Working with an experienced DUI lawyer who knows what treatment options are available and which facilities have space can make the difference between a longer sentence and larger fine or something more manageable.
Alcoholics Anonymous (AA)
One of the many treatment options available to persons who have been charged with a DUI is AA Pennsylvania, or Alcoholics Anonymous Pennsylvania. AA PA is a state-wide recovery resource that is devoted to the support of men and women in the state who are struggling with alcoholism. AA provides help on a daily basis for those in need.
There are AA meetings across the state of Pennsylvania. When AA is a mandatory part of your DUI settlement, your attorney will help you identify AA meeting options that fit with your schedule and transportation ability so that you meet the requirements of your sentence and finish your AA requirements as soon as possible.
Outpatient Substance Abuse Treatment Facilities
Pennsylvania has many drug rehab centers that can be found by referring to online resources. Substance abuse includes the abuse of drugs or alcohol, and a DUI, which means driving under the influence, also covers illegal drugs.
What is relevant is the fact that a driver is impaired while they are driving, which limits their ability to drive safely and responsibly.
Outpatient centers require that you visit from time to time to receive your treatment, but they do not provide full-time, around-the-clock care. The unique facts and circumstances of your situation will determine whether outpatient care will work with your plan, or if inpatient treatment is instead necessary.
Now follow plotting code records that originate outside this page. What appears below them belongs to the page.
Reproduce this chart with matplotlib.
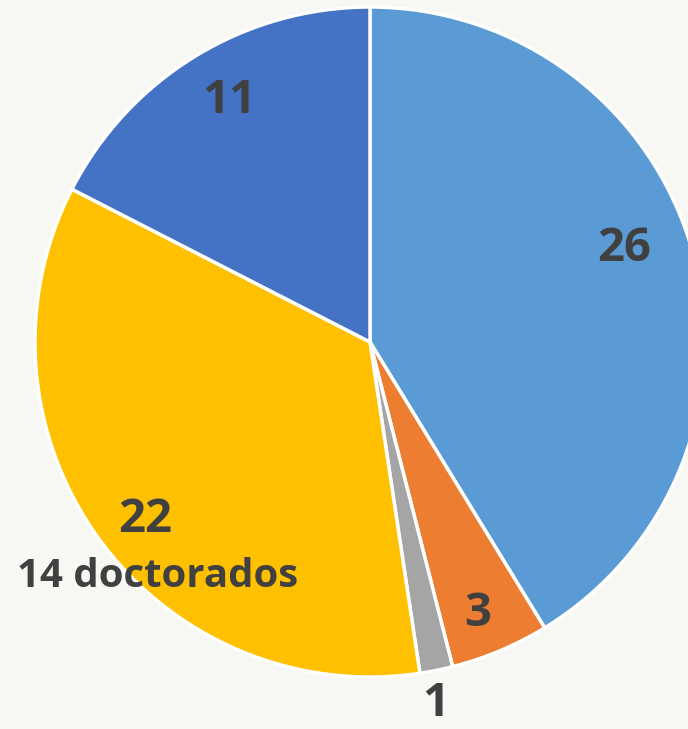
import matplotlib
matplotlib.use("Agg")
import matplotlib.pyplot as plt

categories = ["A", "B", "C", "D", "E"]
values = [26, 3, 1, 22, 11]
extra_label = "14 doctorados"
colors = ["#5B9BD5", "#ED7D31", "#A5A5A5", "#FFC000", "#4472C4"]

# label positions (in pie-radius units)
label_pos = [(0.76, 0.28), (0.32, -0.81), (0.195, -1.08), (-0.67, -0.53), (-0.42, 0.72)]
extra_pos = (-0.635, -0.70)

W, H = 688, 729
cx, cy, R = 370, 342, 335
fig = plt.figure(figsize=(W / 100, H / 100), dpi=100)
bg = "#F7F7F4"
fig.patch.set_facecolor(bg)
ax = fig.add_axes([0, 0, 1, 1])
ax.set_facecolor(bg)
ax.pie(values, colors=colors, startangle=90, counterclock=False, radius=1,
       wedgeprops=dict(edgecolor="white", linewidth=2.5))
ax.set_aspect("auto")
ax.set_xlim(-cx / R, (W - cx) / R)
ax.set_ylim(-(H - cy) / R, cy / R)
ax.axis("off")

font = "Open Sans"
for v, (x, y) in zip(values, label_pos):
    ax.text(x, y, str(v), ha="center", va="center", fontsize=34,
            fontweight="bold", color="#404040", family=font)
ax.text(extra_pos[0], extra_pos[1], extra_label, ha="center", va="center",
        fontsize=29, fontweight="bold", color="#404040", family=font)

fig.savefig("out.png", dpi=100, facecolor=bg)
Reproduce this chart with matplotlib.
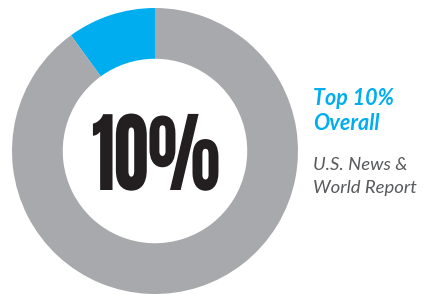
import matplotlib.pyplot as plt
from matplotlib.patheffects import AbstractPathEffect
from matplotlib.transforms import Affine2D

# Data
labels = ['Top 10%', 'Rest']
shares = [10, 90]
colors = ['#00aeef', '#a7a9ac']
center_label = '10%'
title_lines = ['Top 10%', 'Overall']
source_lines = ['U.S. News &', 'World Report']

W, H = 423, 294


class Squeeze(AbstractPathEffect):
    """Condense text horizontally around x = cx (display pixels)."""

    def __init__(self, sx, cx):
        super().__init__()
        self.sx = sx
        self.cx = cx

    def draw_path(self, renderer, gc, tpath, affine, rgbFace=None):
        squeeze = Affine2D().translate(-self.cx, 0).scale(self.sx, 1).translate(self.cx, 0)
        renderer.draw_path(gc, tpath, affine + squeeze, rgbFace)


fig = plt.figure(figsize=(W / 100, H / 100), dpi=100)
fig.patch.set_facecolor('white')

# donut axes: center ~(155,151), radius ~143 px
ax = fig.add_axes([(155 - 143) / W, (H - 151 - 143) / H, 286 / W, 286 / H])
ax.pie(shares, colors=colors, startangle=90, counterclock=True,
       radius=1.0, wedgeprops=dict(width=0.355, edgecolor='none'))
ax.set_xlim(-1, 1)
ax.set_ylim(-1, 1)
ax.set_aspect('equal')
ax.axis('off')

# big condensed number in the middle
big_font = ['Anton', 'Oswald', 'Bebas Neue', 'DejaVu Sans']
cx = 156
fig.text(cx / W, 1 - 190 / H, center_label, ha='center', va='baseline',
         fontsize=63.5, color='#231f20', family=big_font,
         path_effects=[Squeeze(0.77, cx)])

# right side labels
side_font = ['Lato', 'DejaVu Sans']
for i, line in enumerate(title_lines):
    fig.text(313 / W, 1 - (105 + 25 * i) / H, line, ha='left', va='baseline',
             fontsize=15.5, fontweight='bold', style='italic', color='#00aeef',
             family=side_font)

for i, line in enumerate(source_lines):
    fig.text(313 / W, 1 - (170 + 23 * i) / H, line, ha='left', va='baseline',
             fontsize=13.3, fontweight='normal', style='italic', color='#58595b',
             family=side_font)

plt.savefig('out.png', dpi=100)
plt.close()
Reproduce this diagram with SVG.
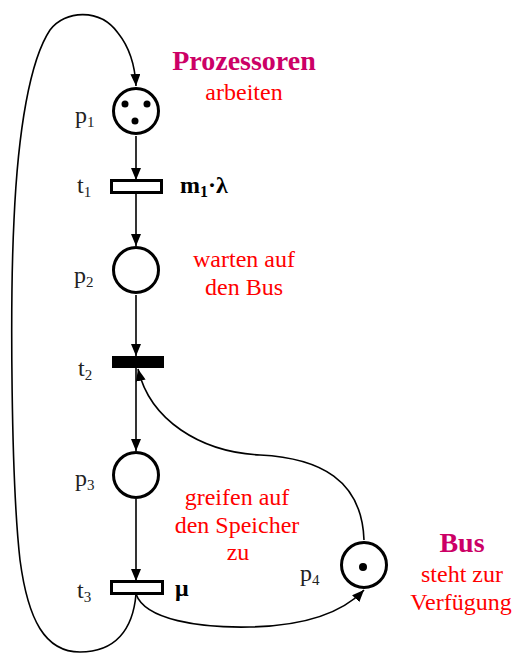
<svg xmlns="http://www.w3.org/2000/svg" width="517" height="653" viewBox="0 0 517 653">
<style>
text{font-family:'Liberation Serif','DejaVu Serif','Times New Roman',serif;}
.lbl{font-size:24px;fill:#222;}
.sub{font-size:15px;}
.red{font-size:24px;fill:#ff0000;text-anchor:middle;}
.head{font-size:28px;font-weight:bold;fill:#cc0066;text-anchor:middle;}
.rate{font-size:24px;font-weight:bold;fill:#000;}
.place{fill:#fff;stroke:#000;stroke-width:3;}
.trans{fill:#fff;stroke:#000;stroke-width:3;}
.tok{fill:#000;}
.arc{fill:none;stroke:#000;stroke-width:1.6;}
</style>
<defs>
<marker id="ah" markerUnits="userSpaceOnUse" markerWidth="12" markerHeight="10" refX="12" refY="5" orient="auto">
<path d="M0,0 L12,5 L0,10 z" fill="#000"/>
</marker>
</defs>
<g id="connectors">
<line class="arc" x1="136" y1="136" x2="136" y2="180" marker-end="url(#ah)"/>
<line class="arc" x1="136" y1="193" x2="136" y2="246" marker-end="url(#ah)"/>
<line class="arc" x1="136" y1="295" x2="136" y2="356" marker-end="url(#ah)"/>
<line class="arc" x1="136" y1="368" x2="136" y2="451" marker-end="url(#ah)"/>
<line class="arc" x1="136" y1="499" x2="136" y2="581" marker-end="url(#ah)"/>
<path class="arc" d="M136,594 C133,630 115,652 80,652 C45,652 28,620 20,560 C11,480 10,300 14,220 C18,130 30,60 50,30 C65,10 100,8 118,33 C130,48 135,65 136,86" marker-end="url(#ah)"/>
<path class="arc" d="M136,594 C145,620 200,628 250,627 C300,626 340,615 364,590" marker-end="url(#ah)"/>
<path class="arc" d="M364,540 C362,480 320,458 260,455 C200,452 150,420 138,369" marker-end="url(#ah)"/>
</g>
<g id="p1">
<circle class="place" cx="136" cy="111" r="22.5"/>
<circle class="tok" cx="125" cy="104" r="3.5"/>
<circle class="tok" cx="147" cy="104" r="3.5"/>
<circle class="tok" cx="135" cy="121" r="3.5"/>
<text class="lbl" x="75" y="123" font-family="Liberation Serif, serif">p<tspan class="sub" dy="4">1</tspan></text>
</g>
<g id="t1">
<rect class="trans" x="111.5" y="180.5" width="50" height="12"/>
<text class="lbl" x="77" y="193">t<tspan class="sub" dy="4">1</tspan></text>
<text class="rate" x="180" y="193">m<tspan font-size="16" dy="4">1</tspan><tspan dy="-4">·λ</tspan></text>
</g>
<g id="p2">
<circle class="place" cx="136" cy="270" r="22.5"/>
<text class="lbl" x="74" y="283">p<tspan class="sub" dy="4">2</tspan></text>
</g>
<g id="t2">
<rect x="112" y="356" width="52" height="12" fill="#000"/>
<text class="lbl" x="78" y="376">t<tspan class="sub" dy="4">2</tspan></text>
</g>
<g id="p3">
<circle class="place" cx="136" cy="475" r="22.5"/>
<text class="lbl" x="75" y="486">p<tspan class="sub" dy="4">3</tspan></text>
</g>
<g id="t3">
<rect class="trans" x="111.5" y="581.5" width="51" height="12"/>
<text class="lbl" x="77" y="598">t<tspan class="sub" dy="4">3</tspan></text>
<text class="rate" x="175" y="596" font-size="22">μ</text>
</g>
<g id="p4">
<circle class="place" cx="364" cy="565" r="22.5"/>
<circle class="tok" cx="363" cy="567" r="4"/>
<text class="lbl" x="300" y="581">p<tspan class="sub" dy="4">4</tspan></text>
</g>
<g id="labels">
<text class="head" x="244" y="70">Prozessoren</text>
<text class="red" x="244" y="100">arbeiten</text>
<text class="red" x="244" y="267">warten auf</text>
<text class="red" x="244" y="295">den Bus</text>
<text class="red" x="237" y="505">greifen auf</text>
<text class="red" x="237" y="533">den Speicher</text>
<text class="red" x="238" y="560">zu</text>
<text class="head" x="462" y="552">Bus</text>
<text class="red" x="462" y="582">steht zur</text>
<text class="red" x="461" y="610">Verfügung</text>
</g>
</svg>
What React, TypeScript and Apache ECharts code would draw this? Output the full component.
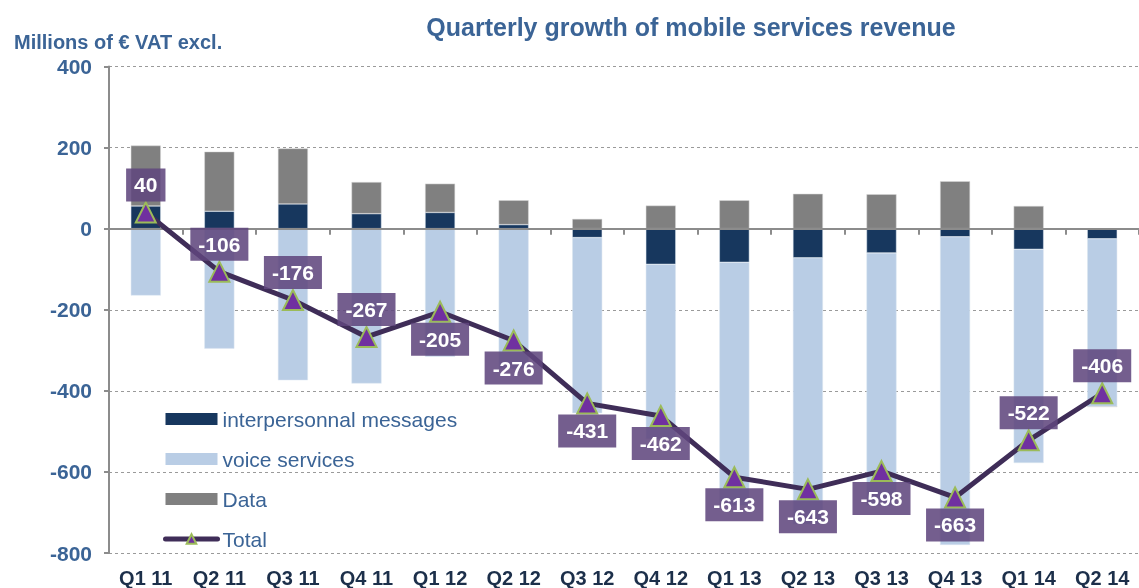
import React, { useEffect, useRef } from "react";
import * as echarts from "echarts";

const categories = ["Q1 11", "Q2 11", "Q3 11", "Q4 11", "Q1 12", "Q2 12", "Q3 12", "Q4 12", "Q1 13", "Q2 13", "Q3 13", "Q4 13", "Q1 14", "Q2 14"];
const messages = [56, 43, 61, 37, 40, 10, -22, -88, -83, -72, -60, -20, -51, -25];
const voice = [-165, -296, -374, -382, -316, -346, -433, -431, -600, -657, -623, -760, -527, -414];
const dataSvc = [149, 147, 137, 78, 71, 60, 24, 57, 70, 86, 85, 117, 56, 0];
const total = [40, -106, -176, -267, -205, -276, -431, -462, -613, -643, -598, -663, -522, -406];
const totalLabelSide = ["top", "top", "top", "top", "bottom", "bottom", "bottom", "bottom", "bottom", "bottom", "bottom", "bottom", "top", "top"];

const BLUE_TEXT = "#3b6496";
const FONT = "Liberation Sans, Arial, sans-serif";

export default function App() {
  const ref = useRef<HTMLDivElement>(null);
  useEffect(() => {
    if (!ref.current) return;
    const chart = echarts.init(ref.current, null, { renderer: "svg" });
    chart.setOption({
      animation: false,
      textStyle: { fontFamily: FONT },
      title: [
        {
          text: "Quarterly growth of mobile services revenue",
          left: 686,
          textAlign: "center",
          top: 9,
          textStyle: { fontSize: 25, fontWeight: "bold", color: BLUE_TEXT, fontFamily: FONT },
        },
        {
          text: "Millions of € VAT excl.",
          left: 9,
          top: 27,
          textStyle: { fontSize: 20, fontWeight: "bold", color: BLUE_TEXT, fontFamily: FONT },
        },
      ],
      legend: {
        orient: "vertical",
        left: 163,
        top: 408,
        padding: 0,
        itemWidth: 52,
        itemHeight: 12,
        itemGap: 18,
        textStyle: { fontSize: 21, lineHeight: 22, color: BLUE_TEXT, fontFamily: FONT },
        data: [
          { name: "interpersonnal messages", icon: "rect", itemStyle: { borderWidth: 0 } },
          { name: "voice services", icon: "rect", itemStyle: { borderWidth: 0 } },
          { name: "Data", icon: "rect", itemStyle: { borderWidth: 0 } },
          { name: "Total", lineStyle: { width: 5, cap: "round", color: "#3f2d58" } },
        ],
      },
      grid: { left: 109, top: 66.5, width: 1042, height: 488 },
      xAxis: [
        {
          type: "category",
          data: categories,
          axisLine: { onZero: true, lineStyle: { color: "#8c8c8c", width: 2 } },
          axisTick: { show: true, length: 6, lineStyle: { color: "#8c8c8c", width: 2 } },
          axisLabel: { show: false },
          splitLine: { show: false },
          z: 5,
        },
        {
          type: "category",
          data: categories,
          position: "bottom",
          axisLine: { show: false, onZero: false },
          axisTick: { show: false },
          axisLabel: { fontSize: 20, fontWeight: "bold", color: "#1c2f4a", margin: 15, fontFamily: FONT },
        },
      ],
      yAxis: {
        type: "value",
        min: -800,
        max: 400,
        interval: 200,
        axisLine: { show: true, lineStyle: { color: "#8c8c8c", width: 2 } },
        axisTick: { show: true, length: 5, lineStyle: { color: "#8c8c8c", width: 2 } },
        axisLabel: { fontSize: 21, fontWeight: "bold", color: BLUE_TEXT, margin: 17, fontFamily: FONT },
        splitLine: { show: true, lineStyle: { color: "#9a9a9a", type: [3, 3], width: 1 } },
      },
      series: [
        {
          name: "interpersonnal messages",
          type: "bar",
          stack: "s",
          data: messages,
          barWidth: 30,
          itemStyle: { color: "#17375e", borderColor: "#dce6f0", borderWidth: 0.5 },
        },
        {
          name: "voice services",
          type: "bar",
          stack: "s",
          data: voice,
          barWidth: 30,
          itemStyle: { color: "#b9cde5", borderColor: "#dce6f0", borderWidth: 0.5 },
        },
        {
          name: "Data",
          type: "bar",
          stack: "s",
          data: dataSvc,
          barWidth: 30,
          itemStyle: { color: "#808080", borderColor: "#d9d9d9", borderWidth: 0.5 },
        },
        {
          name: "Total",
          type: "line",
          data: total.map((v, i) => ({ value: v, label: { position: totalLabelSide[i] } })),
          z: 10,
          symbol: "triangle",
          symbolSize: 20,
          lineStyle: { color: "#3f2d58", width: 5 },
          itemStyle: { color: "#7030a0", borderColor: "#9bbb59", borderWidth: 2 },
          label: {
            show: true,
            distance: 0,
            fontSize: 21,
            fontWeight: "bold",
            color: "#ffffff",
            backgroundColor: "rgba(95,70,125,0.87)",
            padding: [5, 8, 5, 8],
            lineHeight: 23,
            fontFamily: FONT,
          },
        },
      ],
    });
    return () => chart.dispose();
  }, []);
  return <div ref={ref} style={{ position: "fixed", left: 0, top: 0, width: 1139, height: 588 }} />;
}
Inpatient Substance Abuse Treatment Facilities
When outpatient treatment options are not sufficient, inpatient substance abuse treatment centers may provide a path to recovery that minimizes the potential jail time and fines associated with your sentence.
An inpatient substance abuse treatment facility provides around-the-clock treatment options and generally a more extensive psychological support system to help the individual get past their substance issues.
3. Ignition Interlock Device (IID) Information
An ignition interlock is a device that is installed into a motor vehicle that prohibits the individual under the influence from operating the vehicle.
Prior to starting the vehicle, the individual must blow into the device. If alcohol is detected, the vehicle will not start. At random times during operation, the device may also require the driver to blow into it to double-check sobriety. The device must be leased, which can be costly.
Under the Pennsylvania ignition interlock law, it is mandatory for a first-time and repeat DUI offender with high blood alcohol levels to have an ignition interlock.
Additionally, those who receive an operating privilege suspension due to the refusal of a chemical test must also have an ignition interlock device installed in their vehicle.
4. Underage DUI Information
It is illegal for persons under the age of 21 to consume any alcohol. Under PA underage DUI laws, any person who is driving under the age of 21 will be subject to a lower blood alcohol limit than older drivers. To be guilty of a DUI, a person under the age of 21 needs only to have a blood alcohol content of .02%.
The standard BAC for a DUI is .08%, which as noted above is generally four drinks in an hour for an average-sized person. This means that if a person under the age of 21 has even one drink, they may have exceeded the BAC that is allowed and be subject to a DUI charge.
Underage DUI Laws and Penalties
When an underage driver is found to have a DUI in PA, they usually face a misdemeanor charge. Convicted drivers face the potential of six months in jail, but if it’s their third offense, they could be looking at a five year sentence.
Before being released on probation, the offender must serve a minimum of 48 hours in jail for the first offense, 30 days for a second offense, and 90 days for a third offense. There may also be fines of up to $5,000.
Pennsylvania’s Point System
The PA point system is in place to ensure that drivers stay safe on the road by assigning points for certain road violations to drivers. Once you reach six or more points, you receive a written notice and must take an examination. The second time, your driver’s license may be suspended.